Были, правда, и люди с наклонностями мелодраматическими, которых никогда не устроила бы тихая и безвестная кончина. Их трагедии сопровождались невероятными по накалу страстей сценами, слезами, требованием для себя казни на гильотине. Именно такая история произошла с упомянутой выше мадам Лавернь. Были и другие способы вызвать к себе ненависть адской власти и заслужить казнь: в этом случае люди писали в трибунал письма оскорбительного содержания, чтобы у патриотов имелся повод осудить их на смерть. Об этих мрачных драмах истории осталось только воспоминание, однако даже по этим немногим фактам можно судить, насколько ужасным было влияние радикальных перемен на умы людей, волею судьбы вынужденных жить в эпоху великих перемен. Нельзя не признать, что люди, потерпевшие политическое фиаско, переносили свое поражение с достоинством и мужеством. Подобную кровавую страницу истории заполнили, например, сторонники Жиронды. Когда настал их черед выступить в роли подсудимых и сразу 20 депутатам пришлось выслушать в зале суда, где прежде они судили аристократов («бывших»), собственные смертные приговоры, один из осужденных, Валазе, предпочел немедленно поставить точку в своей жизни. Прямо в зале суда он выхватил кинжал и вонзил его в свою грудь. Правда, и это не спасло его от казни, хотя бы и показательной: патриоты гильотинировали его остывший труп.

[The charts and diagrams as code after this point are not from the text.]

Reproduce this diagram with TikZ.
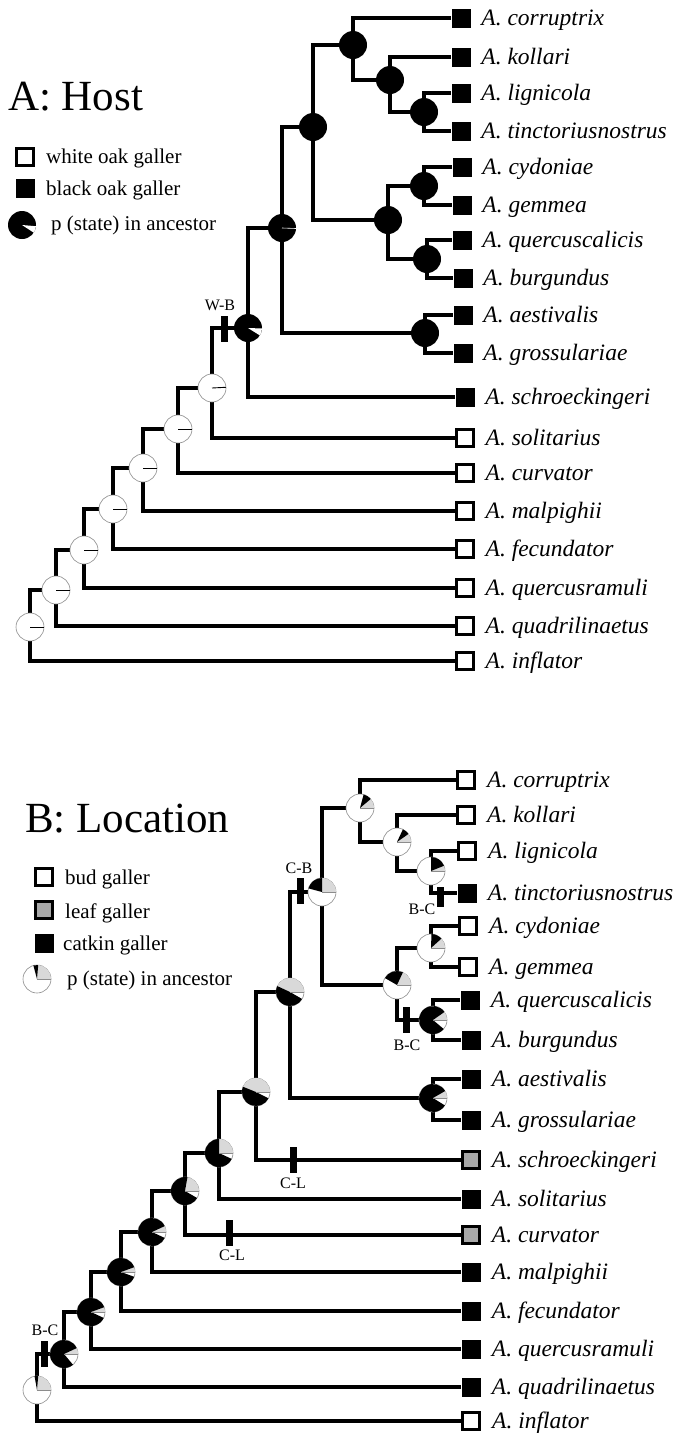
\documentclass[tikz,border=0pt]{standalone}
\usepackage{fontspec}
\setmainfont{Liberation Serif}
\definecolor{leafgray}{gray}{0.66}
\definecolor{piegray}{gray}{0.85}
\newcommand\pieR{14pt}
% white pie with a thin black radius
\newcommand\pieWhite[2]{%
  \fill[white] (#1) circle[radius=\pieR];
  \draw[pieline] (#1) circle[radius=\pieR];
  \draw[black, line width=0.9pt] (#1) -- ++(#2:\pieR);}
% black pie with white wedge from #2 to #3
\newcommand\pieBlack[3]{%
  \fill[black] (#1) circle[radius=\pieR];
  \fill[white] (#1) -- ++(#2:\pieR) arc[start angle=#2,end angle=#3,radius=\pieR] -- cycle;}
% three-state pie: gray 0..#2, black #2..#3, white #3..360
\newcommand\pieThree[3]{%
  \fill[white] (#1) circle[radius=\pieR];
  \draw[pieline] (#1) circle[radius=\pieR];
  \fill[piegray] (#1) -- ++(0:\pieR) arc[start angle=0,end angle=#2,radius=\pieR] -- cycle;
  \fill[black] (#1) -- ++(#2:\pieR) arc[start angle=#2,end angle=#3,radius=\pieR] -- cycle;
  \draw[pieline] (#1) -- ++(0:\pieR);}
\begin{document}
\begin{tikzpicture}[x=1pt,y=-1pt,
  br/.style={line width=3.3pt, line join=miter},
  bsq/.style={rectangle, fill=black, minimum size=19pt, inner sep=0pt},
  wsq/.style={rectangle, draw=black, fill=white, line width=3.4pt, minimum size=16.5pt, inner sep=0pt},
  gsq/.style={rectangle, draw=black, fill=leafgray, line width=3pt, minimum size=16.5pt, inner sep=0pt},
  lab/.style={anchor=base west, inner sep=0pt, font=\fontsize{23.5}{26}\selectfont\itshape},
  leg/.style={anchor=base west, inner sep=0pt, font=\fontsize{21}{24}\selectfont},
  ttl/.style={anchor=base west, inner sep=0pt, font=\fontsize{43}{48}\selectfont},
  bar/.style={rectangle, fill=black, minimum width=7pt, minimum height=26pt, inner sep=0pt},
  blab/.style={inner sep=0pt, font=\fontsize{16}{18}\selectfont},
  pieline/.style={draw=black!45, line width=0.6pt}]
\useasboundingbox (0,0) rectangle (677,1433);

% ================= PANEL A =================
\node[ttl] (titleA) at (8,110) {A: Host};
\node[wsq] (legAw) at (25,157) {};
\node[leg] (legAwt) at (46,163) {white oak galler};
\node[bsq] (legAb) at (25,188) {};
\node[leg] (legAbt) at (46,195) {black oak galler};
\coordinate (legAp) at (22,225);
\node[leg] (legApt) at (51,230) {p (state) in ancestor};

% tips A
\node[bsq] (tA1) at (461,18) {};
\node[bsq] (tA2) at (461,57) {};
\node[bsq] (tA3) at (461,93) {};
\node[bsq] (tA4) at (461,131) {};
\node[bsq] (tA5) at (462,167) {};
\node[bsq] (tA6) at (462,205) {};
\node[bsq] (tA7) at (462,240) {};
\node[bsq] (tA8) at (463,278) {};
\node[bsq] (tA9) at (463,315) {};
\node[bsq] (tA10) at (463,353) {};
\node[bsq] (tA11) at (465,397) {};
\node[wsq] (tA12) at (465,438) {};
\node[wsq] (tA13) at (465,473) {};
\node[wsq] (tA14) at (465,511) {};
\node[wsq] (tA15) at (465,549) {};
\node[wsq] (tA16) at (465,588) {};
\node[wsq] (tA17) at (465,626) {};
\node[wsq] (tA18) at (465,661) {};
\node[lab] (lA1) at ([xshift=10.5pt,yshift=-7.5pt]tA1.east) {A. corruptrix};
\node[lab] (lA2) at ([xshift=10.5pt,yshift=-7.5pt]tA2.east) {A. kollari};
\node[lab] (lA3) at ([xshift=10.5pt,yshift=-7.5pt]tA3.east) {A. lignicola};
\node[lab] (lA4) at ([xshift=10.5pt,yshift=-7.5pt]tA4.east) {A. tinctoriusnostrus};
\node[lab] (lA5) at ([xshift=10.5pt,yshift=-7.5pt]tA5.east) {A. cydoniae};
\node[lab] (lA6) at ([xshift=10.5pt,yshift=-7.5pt]tA6.east) {A. gemmea};
\node[lab] (lA7) at ([xshift=10.5pt,yshift=-7.5pt]tA7.east) {A. quercuscalicis};
\node[lab] (lA8) at ([xshift=10.5pt,yshift=-7.5pt]tA8.east) {A. burgundus};
\node[lab] (lA9) at ([xshift=10.5pt,yshift=-7.5pt]tA9.east) {A. aestivalis};
\node[lab] (lA10) at ([xshift=10.5pt,yshift=-7.5pt]tA10.east) {A. grossulariae};
\node[lab] (lA11) at ([xshift=10.5pt,yshift=-7.5pt]tA11.east) {A. schroeckingeri};
\node[lab] (lA12) at ([xshift=10.5pt,yshift=-7.5pt]tA12.east) {A. solitarius};
\node[lab] (lA13) at ([xshift=10.5pt,yshift=-7.5pt]tA13.east) {A. curvator};
\node[lab] (lA14) at ([xshift=10.5pt,yshift=-7.5pt]tA14.east) {A. malpighii};
\node[lab] (lA15) at ([xshift=10.5pt,yshift=-7.5pt]tA15.east) {A. fecundator};
\node[lab] (lA16) at ([xshift=10.5pt,yshift=-7.5pt]tA16.east) {A. quercusramuli};
\node[lab] (lA17) at ([xshift=10.5pt,yshift=-7.5pt]tA17.east) {A. quadrilinaetus};
\node[lab] (lA18) at ([xshift=10.5pt,yshift=-7.5pt]tA18.east) {A. inflator};

% internal nodes A
\coordinate (a1) at (30,627);
\coordinate (a2) at (56,590);
\coordinate (a3) at (84,550);
\coordinate (a4) at (113,509);
\coordinate (a5) at (143,468);
\coordinate (a6) at (178,429);
\coordinate (a7) at (212,388);
\coordinate (a8) at (248,328);
\coordinate (a9) at (282,228);
\coordinate (a10) at (313,127);
\coordinate (a11) at (353,45);
\coordinate (a12) at (390,80);
\coordinate (a13) at (424,112);
\coordinate (a14) at (388,220);
\coordinate (a15) at (424,186);
\coordinate (a16) at (427,259);
\coordinate (a17) at (425,333);

\draw[br] (a1) |- (a2);  \draw[br] (a1) |- (tA18.west);
\draw[br] (a2) |- (a3);  \draw[br] (a2) |- (tA17.west);
\draw[br] (a3) |- (a4);  \draw[br] (a3) |- (tA16.west);
\draw[br] (a4) |- (a5);  \draw[br] (a4) |- (tA15.west);
\draw[br] (a5) |- (a6);  \draw[br] (a5) |- (tA14.west);
\draw[br] (a6) |- (a7);  \draw[br] (a6) |- (tA13.west);
\draw[br] (a7) |- (a8);  \draw[br] (a7) |- (tA12.west);
\draw[br] (a8) |- (a9);  \draw[br] (a8) |- (tA11.west);
\draw[br] (a9) |- (a10); \draw[br] (a9) |- (a17);
\draw[br] (a10) |- (a11); \draw[br] (a10) |- (a14);
\draw[br] (a11) |- (tA1.west); \draw[br] (a11) |- (a12);
\draw[br] (a12) |- (tA2.west); \draw[br] (a12) |- (a13);
\draw[br] (a13) |- (tA3.west); \draw[br] (a13) |- (tA4.west);
\draw[br] (a14) |- (a15); \draw[br] (a14) |- (a16);
\draw[br] (a15) |- (tA5.west); \draw[br] (a15) |- (tA6.west);
\draw[br] (a16) |- (tA7.west); \draw[br] (a16) |- (tA8.west);
\draw[br] (a17) |- (tA9.west); \draw[br] (a17) |- (tA10.west);

\pieWhite{a1}{0}
\pieWhite{a2}{0}
\pieWhite{a3}{0}
\pieWhite{a4}{0}
\pieWhite{a5}{0}
\pieWhite{a6}{0}
\pieWhite{a7}{3}
\pieBlack{a8}{-32}{-2}
\fill[black] (a9) circle[radius=\pieR];
\draw[white, line width=0.6pt] (a9) -- ++(-2:\pieR);
\foreach \n in {a10,a11,a12,a13,a14,a15,a16,a17}
  \fill[black] (\n) circle[radius=\pieR];
\pieBlack{legAp}{-33}{-5}

\node[bar] (barWB) at (224,329) {};
\node[blab] (labWB) at (220,305) {W-B};

% ================= PANEL B =================
\node[ttl] (titleB) at (25,832) {B: Location};
\node[wsq] (legBb) at (44,877) {};
\node[leg] (legBbt) at (65,884) {bud galler};
\node[gsq] (legBl) at (44,910) {};
\node[leg] (legBlt) at (65,918) {leaf galler};
\node[bsq] (legBc) at (44,943) {};
\node[leg] (legBct) at (63,950) {catkin galler};
\coordinate (legBp) at (37,979);
\node[leg] (legBpt) at (67,985) {p (state) in ancestor};

% tips B
\node[wsq] (tB1) at (466,780) {};
\node[wsq] (tB2) at (466,815) {};
\node[wsq] (tB3) at (467,851) {};
\node[bsq] (tB4) at (467,893) {};
\node[wsq] (tB5) at (468,926) {};
\node[wsq] (tB6) at (468,967) {};
\node[bsq] (tB7) at (470,1000) {};
\node[bsq] (tB8) at (471,1040) {};
\node[bsq] (tB9) at (471,1079) {};
\node[bsq] (tB10) at (471,1120) {};
\node[gsq] (tB11) at (471,1160) {};
\node[bsq] (tB12) at (471,1199) {};
\node[gsq] (tB13) at (471,1235) {};
\node[bsq] (tB14) at (471,1272) {};
\node[bsq] (tB15) at (471,1311) {};
\node[bsq] (tB16) at (471,1349) {};
\node[bsq] (tB17) at (471,1387) {};
\node[wsq] (tB18) at (471,1421) {};
\node[lab] (lB1) at ([xshift=11pt,yshift=-7.5pt]tB1.east) {A. corruptrix};
\node[lab] (lB2) at ([xshift=11pt,yshift=-7.5pt]tB2.east) {A. kollari};
\node[lab] (lB3) at ([xshift=11pt,yshift=-7.5pt]tB3.east) {A. lignicola};
\node[lab] (lB4) at ([xshift=11pt,yshift=-7.5pt]tB4.east) {A. tinctoriusnostrus};
\node[lab] (lB5) at ([xshift=11pt,yshift=-7.5pt]tB5.east) {A. cydoniae};
\node[lab] (lB6) at ([xshift=11pt,yshift=-7.5pt]tB6.east) {A. gemmea};
\node[lab] (lB7) at ([xshift=11pt,yshift=-7.5pt]tB7.east) {A. quercuscalicis};
\node[lab] (lB8) at ([xshift=11pt,yshift=-7.5pt]tB8.east) {A. burgundus};
\node[lab] (lB9) at ([xshift=11pt,yshift=-7.5pt]tB9.east) {A. aestivalis};
\node[lab] (lB10) at ([xshift=11pt,yshift=-7.5pt]tB10.east) {A. grossulariae};
\node[lab] (lB11) at ([xshift=11pt,yshift=-7.5pt]tB11.east) {A. schroeckingeri};
\node[lab] (lB12) at ([xshift=11pt,yshift=-7.5pt]tB12.east) {A. solitarius};
\node[lab] (lB13) at ([xshift=11pt,yshift=-7.5pt]tB13.east) {A. curvator};
\node[lab] (lB14) at ([xshift=11pt,yshift=-7.5pt]tB14.east) {A. malpighii};
\node[lab] (lB15) at ([xshift=11pt,yshift=-7.5pt]tB15.east) {A. fecundator};
\node[lab] (lB16) at ([xshift=11pt,yshift=-7.5pt]tB16.east) {A. quercusramuli};
\node[lab] (lB17) at ([xshift=11pt,yshift=-7.5pt]tB17.east) {A. quadrilinaetus};
\node[lab] (lB18) at ([xshift=11pt,yshift=-7.5pt]tB18.east) {A. inflator};

% internal nodes B
\coordinate (b1) at (37,1390);
\coordinate (b2) at (64,1354);
\coordinate (b3) at (91,1312);
\coordinate (b4) at (121,1272);
\coordinate (b5) at (152,1232);
\coordinate (b6) at (185,1191);
\coordinate (b7) at (219,1153);
\coordinate (b8) at (256,1092);
\coordinate (b9) at (290,992);
\coordinate (b10) at (322,892);
\coordinate (b11) at (360,808);
\coordinate (b12) at (397,842);
\coordinate (b13) at (431,871);
\coordinate (b14) at (397,985);
\coordinate (b15) at (431,948);
\coordinate (b16) at (433,1020);
\coordinate (b17) at (433,1098);

\draw[br] (b1) |- (b2);  \draw[br] (b1) |- (tB18.west);
\draw[br] (b2) |- (b3);  \draw[br] (b2) |- (tB17.west);
\draw[br] (b3) |- (b4);  \draw[br] (b3) |- (tB16.west);
\draw[br] (b4) |- (b5);  \draw[br] (b4) |- (tB15.west);
\draw[br] (b5) |- (b6);  \draw[br] (b5) |- (tB14.west);
\draw[br] (b6) |- (b7);  \draw[br] (b6) |- (tB13.west);
\draw[br] (b7) |- (b8);  \draw[br] (b7) |- (tB12.west);
\draw[br] (b8) |- (b9);  \draw[br] (b8) |- (tB11.west);
\draw[br] (b9) |- (b10); \draw[br] (b9) |- (b17);
\draw[br] (b10) |- (b11); \draw[br] (b10) |- (b14);
\draw[br] (b11) |- (tB1.west); \draw[br] (b11) |- (b12);
\draw[br] (b12) |- (tB2.west); \draw[br] (b12) |- (b13);
\draw[br] (b13) |- (tB3.west); \draw[br] (b13) |- (tB4.west);
\draw[br] (b14) |- (b15); \draw[br] (b14) |- (b16);
\draw[br] (b15) |- (tB5.west); \draw[br] (b15) |- (tB6.west);
\draw[br] (b16) |- (tB7.west); \draw[br] (b16) |- (tB8.west);
\draw[br] (b17) |- (tB9.west); \draw[br] (b17) |- (tB10.west);

\pieThree{b1}{85}{100}
\pieThree{b2}{25}{310}
\pieThree{b3}{20}{335}
\pieThree{b4}{20}{340}
\pieThree{b5}{25}{335}
\pieThree{b6}{80}{330}
\pieThree{b7}{90}{335}
\pieThree{b8}{158}{333}
\pieThree{b9}{155}{330}
\pieThree{b10}{90}{165}
\pieThree{b11}{40}{75}
\pieThree{b12}{35}{65}
\pieThree{b13}{22}{90}
\pieThree{b14}{65}{150}
\pieThree{b15}{42}{88}
\pieThree{b16}{35}{320}
\pieThree{b17}{30}{328}
\pieThree{legBp}{85}{105}

\node[bar] (barCB) at (300,891) {};
\node[blab] (labCB) at (299,868) {C-B};
\node[bar, minimum height=20pt] (barBC1) at (440,897) {};
\node[blab] (labBC1) at (422,909) {B-C};
\node[bar] (barBC2) at (406,1020) {};
\node[blab] (labBC2) at (407,1045) {B-C};
\node[bar] (barCL1) at (293,1160) {};
\node[blab] (labCL1) at (293,1183) {C-L};
\node[bar] (barCL2) at (229,1233) {};
\node[blab] (labCL2) at (232,1255) {C-L};
\node[bar] (barBC3) at (44,1354) {};
\node[blab] (labBC3) at (45,1330) {B-C};
\end{tikzpicture}
\end{document}
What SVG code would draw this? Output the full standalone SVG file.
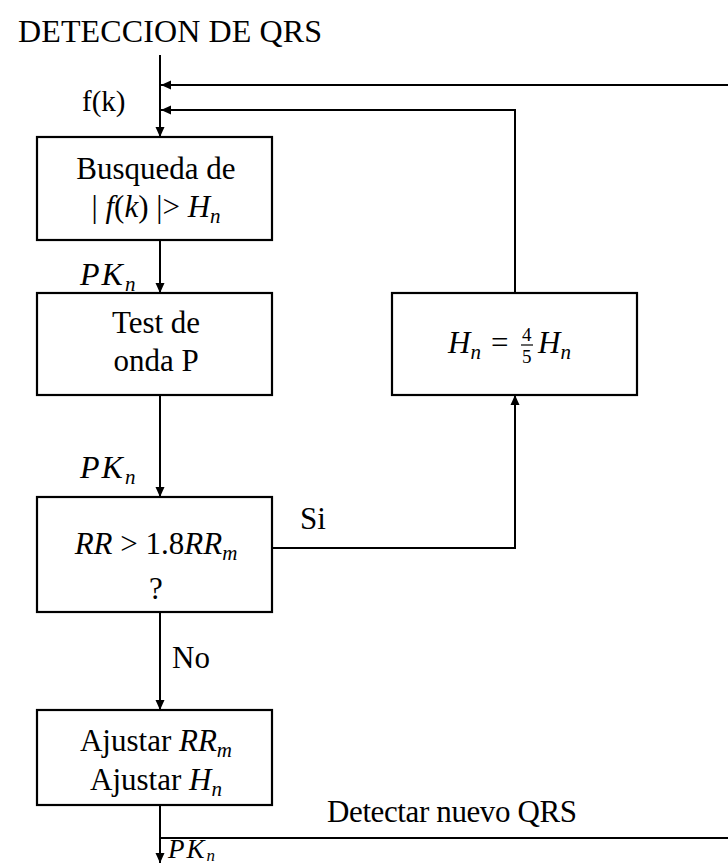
<svg xmlns="http://www.w3.org/2000/svg" width="728" height="864" viewBox="0 0 728 864">
<defs>
<marker id="ah" viewBox="0 0 10 10" refX="10" refY="5" markerWidth="10" markerHeight="10" markerUnits="userSpaceOnUse" orient="auto">
<path d="M0,0.5 L10,5 L0,9.5 z" fill="#000"/>
</marker>
<style>
.box{fill:#fff;stroke:#000;stroke-width:2.2}
.ln{fill:none;stroke:#000;stroke-width:2}
.t{font-family:"Liberation Serif","Times New Roman",serif;font-size:31px;fill:#000}
.c{text-anchor:middle}
.i{font-style:italic}
.s{font-size:21px;font-style:italic}
.pk{font-style:italic;font-size:32px;letter-spacing:2px}
</style>
</defs>
<rect width="728" height="864" fill="#fff"/>
<text class="t" x="18" y="42" style="font-size:32px" textLength="304">DETECCION DE QRS</text>
<g id="connectors">
<line class="ln" x1="160" y1="55" x2="160" y2="137" marker-end="url(#ah)"/>
<line class="ln" x1="728" y1="85" x2="161" y2="85" marker-end="url(#ah)"/>
<polyline class="ln" points="515,293 515,110 161,110" marker-end="url(#ah)"/>
<line class="ln" x1="160" y1="240" x2="160" y2="293" marker-end="url(#ah)"/>
<line class="ln" x1="160" y1="395" x2="160" y2="497" marker-end="url(#ah)"/>
<polyline class="ln" points="272,548 515,548 515,395" marker-end="url(#ah)"/>
<line class="ln" x1="160" y1="612" x2="160" y2="710" marker-end="url(#ah)"/>
<line class="ln" x1="160" y1="805" x2="160" y2="863" marker-end="url(#ah)"/>
<line class="ln" x1="160" y1="838" x2="728" y2="838"/>
<text class="t" x="82" y="111" style="font-size:29px">f(k)</text>
<text class="t pk" x="80" y="285">PK<tspan class="s" dy="6">n</tspan></text>
<text class="t pk" x="80" y="478">PK<tspan class="s" dy="6">n</tspan></text>
<text class="t" x="300" y="529">Si</text>
<text class="t" x="172" y="668">No</text>
<text class="t" x="327" y="822" textLength="250">Detectar nuevo QRS</text>
<text class="t pk" x="168" y="858" style="font-size:27px">PK<tspan class="s" dy="3" style="font-size:17px">n</tspan></text>
</g>
<g id="busqueda">
<rect class="box" x="37" y="137" width="235" height="103"/>
<text class="t c" x="156" y="179">Busqueda de</text>
<text class="t c" x="156" y="217">| <tspan class="i">f</tspan>(<tspan class="i">k</tspan>) |&gt; <tspan class="i">H</tspan><tspan class="s" dy="6">n</tspan></text>
</g>
<g id="test">
<rect class="box" x="37" y="293" width="235" height="102"/>
<text class="t c" x="156" y="333">Test de</text>
<text class="t c" x="156" y="371">onda P</text>
</g>
<g id="rr">
<rect class="box" x="37" y="497" width="235" height="115"/>
<text class="t c" x="156" y="554"><tspan class="i">RR</tspan> &gt; 1.8<tspan class="i">RR</tspan><tspan class="s" dy="6">m</tspan></text>
<text class="t c" x="156" y="599">?</text>
</g>
<g id="hn">
<rect class="box" x="392" y="293" width="245" height="102"/>
<text class="t i" x="448" y="353">H<tspan class="s" dy="6">n</tspan></text>
<text class="t" x="491" y="353">=</text>
<text class="t" x="522" y="341" style="font-size:19px">4</text>
<line x1="521" y1="345" x2="533" y2="345" stroke="#000" stroke-width="1.2"/>
<text class="t" x="522" y="363" style="font-size:19px">5</text>
<text class="t i" x="538" y="353">H<tspan class="s" dy="6">n</tspan></text>
</g>
<g id="ajustar">
<rect class="box" x="37" y="710" width="235" height="95"/>
<text class="t c" x="156" y="751">Ajustar <tspan class="i">RR</tspan><tspan class="s" dy="6">m</tspan></text>
<text class="t c" x="156" y="790">Ajustar <tspan class="i">H</tspan><tspan class="s" dy="6">n</tspan></text>
</g>
</svg>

Другие же имели мужество спокойно встретиться с Сансоном, не стараясь найти для себя более «удобную» смерть. Так, жирондист Верньо, постоянно носивший при себе яд, решил не воспользоваться им, а разделить судьбу своих товарищей. Этот яд, зашитый в его одежду, находился при нем и в то время, когда Верньо поднимался на эшафот. Он не испытывал страха и нисколько не желал выглядеть героем мелодрамы.
Среди прочих жирондистов были задержаны также госпожа Ролан и Клавьер. Надо сказать, что госпоже Ролан, как натуре экзальтированной, были свойственны мысли о самоубийстве, и тем не менее она предпочла от них отказаться, видимо, из тех же соображений, что и Верньо. Клавьер был заключен в ту же тюрьму, что и мадам Ролан. Они часто беседовали, в основном на философские темы, и подобные спокойные разговоры оказывали благоприятное воздействие на Клавьера, которому временами начинало отказывать мужество; впрочем, не нам его в чем-либо упрекать.